• [CHALLENGE]:
Repeat the whole of the data, keeping every detail the same.

<<<<

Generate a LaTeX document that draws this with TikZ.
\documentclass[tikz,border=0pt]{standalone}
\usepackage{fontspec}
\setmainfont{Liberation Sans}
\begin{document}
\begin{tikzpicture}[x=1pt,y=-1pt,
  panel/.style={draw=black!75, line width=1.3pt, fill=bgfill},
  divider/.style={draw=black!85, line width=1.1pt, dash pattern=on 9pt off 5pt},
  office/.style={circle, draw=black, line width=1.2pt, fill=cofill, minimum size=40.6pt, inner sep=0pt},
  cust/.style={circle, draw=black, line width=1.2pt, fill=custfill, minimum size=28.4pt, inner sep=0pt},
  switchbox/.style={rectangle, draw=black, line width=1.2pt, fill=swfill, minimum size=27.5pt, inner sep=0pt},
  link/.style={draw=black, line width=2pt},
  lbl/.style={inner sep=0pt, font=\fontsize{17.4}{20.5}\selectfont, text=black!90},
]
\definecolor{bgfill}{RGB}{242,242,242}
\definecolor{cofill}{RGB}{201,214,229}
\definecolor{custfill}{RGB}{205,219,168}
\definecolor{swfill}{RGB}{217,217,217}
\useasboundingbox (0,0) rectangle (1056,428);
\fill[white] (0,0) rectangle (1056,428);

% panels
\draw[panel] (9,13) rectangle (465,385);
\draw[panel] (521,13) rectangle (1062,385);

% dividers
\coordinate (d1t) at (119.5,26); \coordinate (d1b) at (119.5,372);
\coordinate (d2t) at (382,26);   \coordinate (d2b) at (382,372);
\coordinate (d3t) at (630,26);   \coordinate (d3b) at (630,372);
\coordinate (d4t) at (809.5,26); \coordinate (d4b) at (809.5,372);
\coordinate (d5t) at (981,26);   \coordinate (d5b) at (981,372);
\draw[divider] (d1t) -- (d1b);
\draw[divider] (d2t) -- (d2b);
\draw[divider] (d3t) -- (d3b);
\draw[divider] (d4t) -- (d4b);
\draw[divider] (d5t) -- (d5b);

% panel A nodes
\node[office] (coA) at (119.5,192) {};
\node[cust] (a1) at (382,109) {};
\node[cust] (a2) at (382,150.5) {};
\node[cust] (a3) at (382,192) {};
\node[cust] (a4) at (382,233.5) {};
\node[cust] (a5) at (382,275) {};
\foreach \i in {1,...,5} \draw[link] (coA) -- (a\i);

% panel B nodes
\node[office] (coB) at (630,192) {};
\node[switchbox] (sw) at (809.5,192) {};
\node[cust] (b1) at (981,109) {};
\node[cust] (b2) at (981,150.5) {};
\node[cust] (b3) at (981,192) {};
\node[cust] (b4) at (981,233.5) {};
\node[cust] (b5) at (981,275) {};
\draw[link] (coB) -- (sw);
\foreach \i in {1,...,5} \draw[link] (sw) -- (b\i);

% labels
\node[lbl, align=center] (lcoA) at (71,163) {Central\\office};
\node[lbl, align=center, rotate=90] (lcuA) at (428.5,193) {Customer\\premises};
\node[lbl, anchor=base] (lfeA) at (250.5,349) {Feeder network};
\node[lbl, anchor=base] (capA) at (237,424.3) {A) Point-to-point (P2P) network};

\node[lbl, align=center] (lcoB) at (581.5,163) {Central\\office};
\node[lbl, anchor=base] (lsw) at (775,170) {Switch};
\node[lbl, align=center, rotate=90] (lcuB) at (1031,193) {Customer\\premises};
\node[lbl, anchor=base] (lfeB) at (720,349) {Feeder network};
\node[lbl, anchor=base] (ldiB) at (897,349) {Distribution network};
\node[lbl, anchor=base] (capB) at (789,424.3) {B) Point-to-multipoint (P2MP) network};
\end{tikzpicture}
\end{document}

>>>>

• [RESPONSE TO THIS EXERCISE]:
Generate a LaTeX document that draws this with TikZ.
\documentclass[tikz,border=0pt]{standalone}
\usepackage{fontspec}
\setmainfont{Liberation Sans}
\begin{document}
\begin{tikzpicture}[x=1pt,y=-1pt,
  panel/.style={draw=black!75, line width=1.3pt, fill=bgfill},
  divider/.style={draw=black!85, line width=1.1pt, dash pattern=on 9pt off 5pt},
  office/.style={circle, draw=black, line width=1.2pt, fill=cofill, minimum size=40.6pt, inner sep=0pt},
  cust/.style={circle, draw=black, line width=1.2pt, fill=custfill, minimum size=28.4pt, inner sep=0pt},
  switchbox/.style={rectangle, draw=black, line width=1.2pt, fill=swfill, minimum size=27.5pt, inner sep=0pt},
  link/.style={draw=black, line width=2pt},
  lbl/.style={inner sep=0pt, font=\fontsize{17.4}{20.5}\selectfont, text=black!90},
]
\definecolor{bgfill}{RGB}{242,242,242}
\definecolor{cofill}{RGB}{201,214,229}
\definecolor{custfill}{RGB}{205,219,168}
\definecolor{swfill}{RGB}{217,217,217}
\useasboundingbox (0,0) rectangle (1056,428);
\fill[white] (0,0) rectangle (1056,428);

% panels
\draw[panel] (9,13) rectangle (465,385);
\draw[panel] (521,13) rectangle (1062,385);

% dividers
\coordinate (d1t) at (119.5,26); \coordinate (d1b) at (119.5,372);
\coordinate (d2t) at (382,26);   \coordinate (d2b) at (382,372);
\coordinate (d3t) at (630,26);   \coordinate (d3b) at (630,372);
\coordinate (d4t) at (809.5,26); \coordinate (d4b) at (809.5,372);
\coordinate (d5t) at (981,26);   \coordinate (d5b) at (981,372);
\draw[divider] (d1t) -- (d1b);
\draw[divider] (d2t) -- (d2b);
\draw[divider] (d3t) -- (d3b);
\draw[divider] (d4t) -- (d4b);
\draw[divider] (d5t) -- (d5b);

% panel A nodes
\node[office] (coA) at (119.5,192) {};
\node[cust] (a1) at (382,109) {};
\node[cust] (a2) at (382,150.5) {};
\node[cust] (a3) at (382,192) {};
\node[cust] (a4) at (382,233.5) {};
\node[cust] (a5) at (382,275) {};
\foreach \i in {1,...,5} \draw[link] (coA) -- (a\i);

% panel B nodes
\node[office] (coB) at (630,192) {};
\node[switchbox] (sw) at (809.5,192) {};
\node[cust] (b1) at (981,109) {};
\node[cust] (b2) at (981,150.5) {};
\node[cust] (b3) at (981,192) {};
\node[cust] (b4) at (981,233.5) {};
\node[cust] (b5) at (981,275) {};
\draw[link] (coB) -- (sw);
\foreach \i in {1,...,5} \draw[link] (sw) -- (b\i);

% labels
\node[lbl, align=center] (lcoA) at (71,163) {Central\\office};
\node[lbl, align=center, rotate=90] (lcuA) at (428.5,193) {Customer\\premises};
\node[lbl, anchor=base] (lfeA) at (250.5,349) {Feeder network};
\node[lbl, anchor=base] (capA) at (237,424.3) {A) Point-to-point (P2P) network};

\node[lbl, align=center] (lcoB) at (581.5,163) {Central\\office};
\node[lbl, anchor=base] (lsw) at (775,170) {Switch};
\node[lbl, align=center, rotate=90] (lcuB) at (1031,193) {Customer\\premises};
\node[lbl, anchor=base] (lfeB) at (720,349) {Feeder network};
\node[lbl, anchor=base] (ldiB) at (897,349) {Distribution network};
\node[lbl, anchor=base] (capB) at (789,424.3) {B) Point-to-multipoint (P2MP) network};
\end{tikzpicture}
\end{document}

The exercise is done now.